Taiyuan is the world's seventh-largest steelmaker with a 5 per cent global market share and 1.1 million tonnes of capacity, according to consultant CRU International. Germany's ThyssenKrupp occupies the top spot with 13 per cent of the global market and 2.9 million tonnes of capacity.
The proposed rules are likely to affect foreign purchases of mainland assets, in part because most such deals are for cash - something domestic buyers are often lacking. We'll see how it develops but there are other opportunities that are easier to do, said Jamie Paton of private equity group 3i. The market's big enough to put our attention to other opportunities.
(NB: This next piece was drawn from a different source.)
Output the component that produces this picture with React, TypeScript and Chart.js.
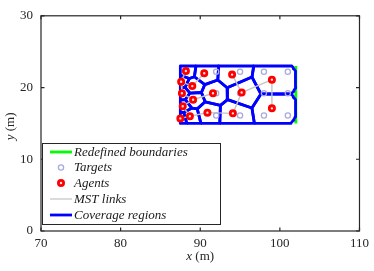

X.D. Yang of the Carlyle Group said it would not change the company's focus in the short term.
Inbound cross-border deals, where a foreign buyer acquires a mainland firm, climbed to US$16.5 billion by the middle of this month with 320 transactions, more than double the US$7 billion in deal volume from the 262 transactions this time last year, Dealogic said.
And those numbers give a distorted picture as they are dominated by foreign financial institutions buying minority stakes in mainland banks - deals that give them little or no control. The largest such transaction this year was Goldman Sachs' purchase of a 7 per cent stake in Industrial and Commercial Bank of China for US$2.58 billion.
The final rules are being drafted by the CSRC and some confusion remains among investors. They are seeking guidance over what happens when a stake reaches 30 per cent. The draft states that anyone with a 30 per cent stake who wants to raise that holding must make a general offer. In other jurisdictions, an offer becomes mandatory when a stake reaches 30 per cent.
How that 30 per cent stake is arrived at is another area of confusion. If, say, 29 per cent was bought from the company and 1 per cent from the market, how would that be viewed under the regulations? asked Carson Wen, a partner at law firm Jones Day.
However these questions are resolved, the new rules are likely to be just the beginning. The CSRC will run the market to international standards, Mr Qiu said. While this is a first step in that direction, we expect lots of new directives regarding tradable shares.